The lectures were each workday from 14:00 to 16:30, with 15 minutes break in the middle, except Fridays where they were from 14:00 to 15:30 without a break.

## Lecture notes

The current version of the official lecture notes (1032K) may still have inaccuracies and incomprehensible remarks. Please report misprints, unclear passages, and suggestions for improvements, so that I can improve the text.

## Prerequisites

To have maximal benefit from the course, you should have a good background in graph theory and linear algebra.

## Exams

Examinations will be in writing a few weeks after the course. (The examination will be organized by Prof. Csendes.) You will be asked to do some multifrontal computations on toy examples similar to those covered in the course or given as exercises, and to answer some questions about the subject matter.

## Program

Lecture 1 (Monday, February 6):
I discussed in general terms the graph structure of large-scale computations, and which graphs are favorable to a domain decomposition approach. Most favorable are paths and trees (a rare case in applications), but graphs that are pathlike or treelike in the sense that they have a small pathwidth or treewidth share the multifrontal structure that makes a domain decomposition approach most efficient. This leads to a join tree structure of a collection of fronts covering the edges of the graph. If the fronts are not large, we may solve decomposable problems in linear time by solving small auxiliary subproblems in a forward sweep through the fronts from the leaves to the root, followed by a backward sweep that assembles the solution, following all branches of the tree from the root to the leaves.

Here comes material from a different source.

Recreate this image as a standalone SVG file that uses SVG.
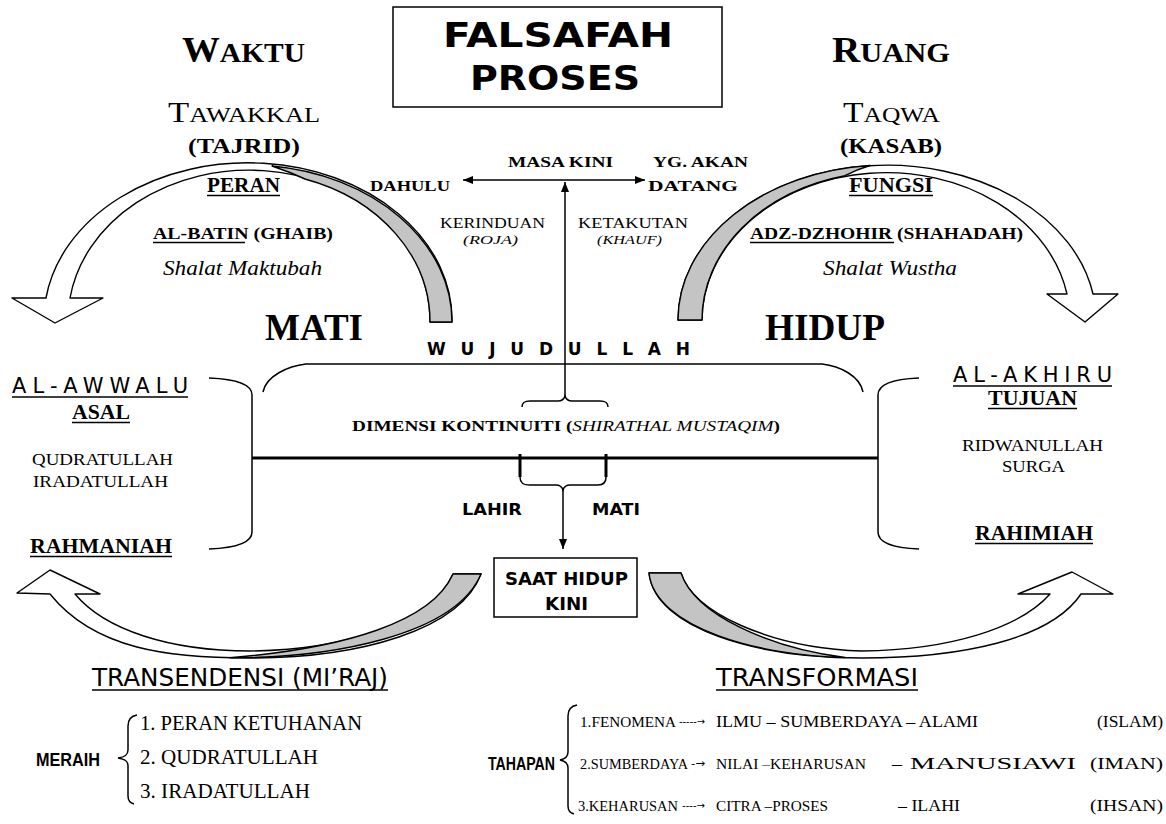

Parallelization is supported if the join tree has lots of leaves. I informally discussed the nested dissection approach for finding a tree decomposition with many leaves, for the eample when the graph is a path (where the natural sequential approach is not parallelizable).

Lecture 2 (Monday, February 6):
I presented applications from five areas where multifrontal computations play an important role:

• sparse problems in linear algebra (solving linear systems, the sparse inverse, parallelization; fill-in)
• large-scale optimization (linear programming, structured semidefinite programming, discrete dynamic programming, discrete constraint satisfaction problems)
• statistical data analysis (computations of marginals, covariance estimation using conditional independence)
• signal processing (hidden Markov models)
• artificial intelligence (automatic theorem proving, reasoning under aleatoric uncertainty via Bayesian networks)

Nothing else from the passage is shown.